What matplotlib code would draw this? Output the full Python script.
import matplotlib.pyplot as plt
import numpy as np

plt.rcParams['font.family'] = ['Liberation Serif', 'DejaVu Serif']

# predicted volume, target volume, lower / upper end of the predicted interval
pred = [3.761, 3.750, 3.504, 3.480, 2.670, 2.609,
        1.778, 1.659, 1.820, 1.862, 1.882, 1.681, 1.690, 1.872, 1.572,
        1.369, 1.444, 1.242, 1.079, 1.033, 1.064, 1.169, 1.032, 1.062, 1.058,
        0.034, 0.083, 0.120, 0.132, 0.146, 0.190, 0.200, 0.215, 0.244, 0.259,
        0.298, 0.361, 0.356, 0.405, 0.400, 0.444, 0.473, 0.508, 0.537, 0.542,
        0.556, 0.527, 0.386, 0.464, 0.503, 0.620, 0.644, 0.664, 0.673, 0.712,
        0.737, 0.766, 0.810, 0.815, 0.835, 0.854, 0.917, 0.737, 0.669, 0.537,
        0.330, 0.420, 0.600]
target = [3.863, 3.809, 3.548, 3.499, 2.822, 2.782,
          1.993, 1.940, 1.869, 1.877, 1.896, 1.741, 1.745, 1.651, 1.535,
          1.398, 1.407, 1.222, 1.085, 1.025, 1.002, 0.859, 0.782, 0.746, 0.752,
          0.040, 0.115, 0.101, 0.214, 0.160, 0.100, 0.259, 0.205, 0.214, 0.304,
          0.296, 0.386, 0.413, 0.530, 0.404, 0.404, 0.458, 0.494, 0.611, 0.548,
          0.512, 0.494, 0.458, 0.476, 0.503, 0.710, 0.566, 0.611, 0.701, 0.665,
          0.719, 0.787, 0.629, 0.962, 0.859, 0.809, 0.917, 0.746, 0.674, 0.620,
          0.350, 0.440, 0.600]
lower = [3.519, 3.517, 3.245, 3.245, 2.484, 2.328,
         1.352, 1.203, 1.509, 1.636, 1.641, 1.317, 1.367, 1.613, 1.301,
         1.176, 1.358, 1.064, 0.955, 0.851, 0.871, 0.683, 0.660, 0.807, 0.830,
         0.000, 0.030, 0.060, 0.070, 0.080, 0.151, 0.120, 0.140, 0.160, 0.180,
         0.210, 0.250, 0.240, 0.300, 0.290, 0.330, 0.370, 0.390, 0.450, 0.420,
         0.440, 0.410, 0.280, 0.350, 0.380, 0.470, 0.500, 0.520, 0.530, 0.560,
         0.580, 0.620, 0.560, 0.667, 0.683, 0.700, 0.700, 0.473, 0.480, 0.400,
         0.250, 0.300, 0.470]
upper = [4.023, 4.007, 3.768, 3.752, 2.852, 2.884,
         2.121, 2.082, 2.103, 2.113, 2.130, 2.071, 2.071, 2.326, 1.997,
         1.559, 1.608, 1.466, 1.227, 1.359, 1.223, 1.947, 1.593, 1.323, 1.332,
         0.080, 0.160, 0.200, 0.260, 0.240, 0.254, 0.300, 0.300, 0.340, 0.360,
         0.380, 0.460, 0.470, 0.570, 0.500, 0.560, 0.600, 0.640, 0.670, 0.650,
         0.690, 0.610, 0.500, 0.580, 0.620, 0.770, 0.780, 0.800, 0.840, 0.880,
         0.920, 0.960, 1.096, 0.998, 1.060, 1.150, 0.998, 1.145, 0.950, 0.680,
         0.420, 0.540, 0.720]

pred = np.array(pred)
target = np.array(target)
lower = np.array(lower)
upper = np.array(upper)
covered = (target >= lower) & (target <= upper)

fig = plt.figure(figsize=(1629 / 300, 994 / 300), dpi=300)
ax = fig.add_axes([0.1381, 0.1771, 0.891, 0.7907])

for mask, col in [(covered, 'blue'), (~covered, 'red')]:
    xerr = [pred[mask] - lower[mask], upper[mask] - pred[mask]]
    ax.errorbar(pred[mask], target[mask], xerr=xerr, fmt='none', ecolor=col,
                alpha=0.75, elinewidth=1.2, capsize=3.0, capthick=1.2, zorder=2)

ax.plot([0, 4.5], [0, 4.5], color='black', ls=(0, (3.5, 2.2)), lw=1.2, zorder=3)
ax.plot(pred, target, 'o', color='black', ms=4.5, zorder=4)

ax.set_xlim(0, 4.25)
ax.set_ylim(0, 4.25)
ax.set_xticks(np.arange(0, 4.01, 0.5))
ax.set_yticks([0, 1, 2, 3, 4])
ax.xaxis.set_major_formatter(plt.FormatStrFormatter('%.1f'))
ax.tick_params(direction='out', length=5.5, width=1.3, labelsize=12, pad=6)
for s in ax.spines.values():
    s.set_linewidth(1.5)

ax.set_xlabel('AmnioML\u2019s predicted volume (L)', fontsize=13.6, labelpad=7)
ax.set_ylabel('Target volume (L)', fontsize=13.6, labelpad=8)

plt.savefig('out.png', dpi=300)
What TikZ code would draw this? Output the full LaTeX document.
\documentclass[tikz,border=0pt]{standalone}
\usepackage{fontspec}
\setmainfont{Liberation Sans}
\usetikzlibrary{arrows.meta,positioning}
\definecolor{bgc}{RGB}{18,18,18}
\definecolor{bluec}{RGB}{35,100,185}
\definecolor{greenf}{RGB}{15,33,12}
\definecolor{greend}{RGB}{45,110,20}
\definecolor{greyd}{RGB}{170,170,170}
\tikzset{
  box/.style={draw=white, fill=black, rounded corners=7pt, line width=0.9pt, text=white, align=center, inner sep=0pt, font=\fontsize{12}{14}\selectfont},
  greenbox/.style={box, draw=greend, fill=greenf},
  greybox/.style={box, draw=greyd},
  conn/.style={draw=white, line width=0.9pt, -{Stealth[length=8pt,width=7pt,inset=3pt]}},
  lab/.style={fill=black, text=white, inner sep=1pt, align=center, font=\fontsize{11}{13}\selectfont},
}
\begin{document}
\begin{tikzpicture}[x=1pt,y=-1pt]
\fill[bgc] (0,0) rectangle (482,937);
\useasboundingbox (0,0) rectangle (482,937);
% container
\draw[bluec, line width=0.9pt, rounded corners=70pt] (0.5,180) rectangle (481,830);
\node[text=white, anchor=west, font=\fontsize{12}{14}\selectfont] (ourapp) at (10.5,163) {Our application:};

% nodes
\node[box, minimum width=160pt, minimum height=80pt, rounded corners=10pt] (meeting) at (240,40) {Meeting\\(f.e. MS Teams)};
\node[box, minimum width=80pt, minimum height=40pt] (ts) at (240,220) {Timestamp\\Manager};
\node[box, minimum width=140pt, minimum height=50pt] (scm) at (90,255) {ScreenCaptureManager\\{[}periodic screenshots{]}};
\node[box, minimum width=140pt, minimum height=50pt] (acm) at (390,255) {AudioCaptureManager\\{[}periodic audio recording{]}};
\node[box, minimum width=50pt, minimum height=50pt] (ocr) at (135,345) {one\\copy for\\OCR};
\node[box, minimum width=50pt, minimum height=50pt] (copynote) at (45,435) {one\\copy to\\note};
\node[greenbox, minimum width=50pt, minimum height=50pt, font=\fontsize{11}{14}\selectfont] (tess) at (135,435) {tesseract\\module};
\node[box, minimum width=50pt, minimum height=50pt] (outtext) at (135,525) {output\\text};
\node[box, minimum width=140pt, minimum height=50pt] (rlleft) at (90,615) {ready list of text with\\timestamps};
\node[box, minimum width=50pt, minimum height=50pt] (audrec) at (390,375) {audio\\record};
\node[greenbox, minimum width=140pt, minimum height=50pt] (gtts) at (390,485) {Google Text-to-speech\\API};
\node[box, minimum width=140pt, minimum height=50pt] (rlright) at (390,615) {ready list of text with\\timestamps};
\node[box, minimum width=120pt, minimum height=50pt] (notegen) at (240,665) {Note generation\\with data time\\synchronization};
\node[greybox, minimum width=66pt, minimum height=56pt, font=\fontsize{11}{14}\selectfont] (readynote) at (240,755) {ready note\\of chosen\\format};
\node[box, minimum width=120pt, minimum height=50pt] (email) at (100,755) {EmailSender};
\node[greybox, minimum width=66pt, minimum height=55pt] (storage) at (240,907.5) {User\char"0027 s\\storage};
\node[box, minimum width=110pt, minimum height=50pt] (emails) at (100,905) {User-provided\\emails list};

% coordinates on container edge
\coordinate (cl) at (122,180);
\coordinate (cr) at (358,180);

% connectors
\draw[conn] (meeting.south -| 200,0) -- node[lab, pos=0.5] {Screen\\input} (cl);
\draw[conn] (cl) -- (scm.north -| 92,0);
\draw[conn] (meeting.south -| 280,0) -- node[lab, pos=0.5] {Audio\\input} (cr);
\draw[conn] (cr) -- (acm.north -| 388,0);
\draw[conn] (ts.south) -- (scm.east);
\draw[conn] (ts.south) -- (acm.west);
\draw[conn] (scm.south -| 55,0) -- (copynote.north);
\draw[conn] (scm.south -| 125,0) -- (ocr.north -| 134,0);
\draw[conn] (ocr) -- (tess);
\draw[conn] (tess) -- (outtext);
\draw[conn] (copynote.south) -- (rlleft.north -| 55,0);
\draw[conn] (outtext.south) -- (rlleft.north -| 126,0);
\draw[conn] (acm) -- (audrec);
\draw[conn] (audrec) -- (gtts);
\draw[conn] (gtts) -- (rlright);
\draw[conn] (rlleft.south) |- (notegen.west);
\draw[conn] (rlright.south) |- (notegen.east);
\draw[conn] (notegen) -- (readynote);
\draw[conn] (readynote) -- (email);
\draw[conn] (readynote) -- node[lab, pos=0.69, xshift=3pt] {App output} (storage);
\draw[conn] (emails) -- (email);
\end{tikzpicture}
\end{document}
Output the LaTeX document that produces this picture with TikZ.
────
| Aim of the task |
The line with "What TikZ code" marks the start and the line with "(ourapp) at (10.5,163)" marks the end; transcribe every line in that stretch, unchanged.

| Result for this exercise |
What TikZ code would draw this? Output the full LaTeX document.
\documentclass[tikz,border=0pt]{standalone}
\usepackage{fontspec}
\setmainfont{Liberation Sans}
\usetikzlibrary{arrows.meta,positioning}
\definecolor{bgc}{RGB}{18,18,18}
\definecolor{bluec}{RGB}{35,100,185}
\definecolor{greenf}{RGB}{15,33,12}
\definecolor{greend}{RGB}{45,110,20}
\definecolor{greyd}{RGB}{170,170,170}
\tikzset{
  box/.style={draw=white, fill=black, rounded corners=7pt, line width=0.9pt, text=white, align=center, inner sep=0pt, font=\fontsize{12}{14}\selectfont},
  greenbox/.style={box, draw=greend, fill=greenf},
  greybox/.style={box, draw=greyd},
  conn/.style={draw=white, line width=0.9pt, -{Stealth[length=8pt,width=7pt,inset=3pt]}},
  lab/.style={fill=black, text=white, inner sep=1pt, align=center, font=\fontsize{11}{13}\selectfont},
}
\begin{document}
\begin{tikzpicture}[x=1pt,y=-1pt]
\fill[bgc] (0,0) rectangle (482,937);
\useasboundingbox (0,0) rectangle (482,937);
% container
\draw[bluec, line width=0.9pt, rounded corners=70pt] (0.5,180) rectangle (481,830);
\node[text=white, anchor=west, font=\fontsize{12}{14}\selectfont] (ourapp) at (10.5,163) {Our application:};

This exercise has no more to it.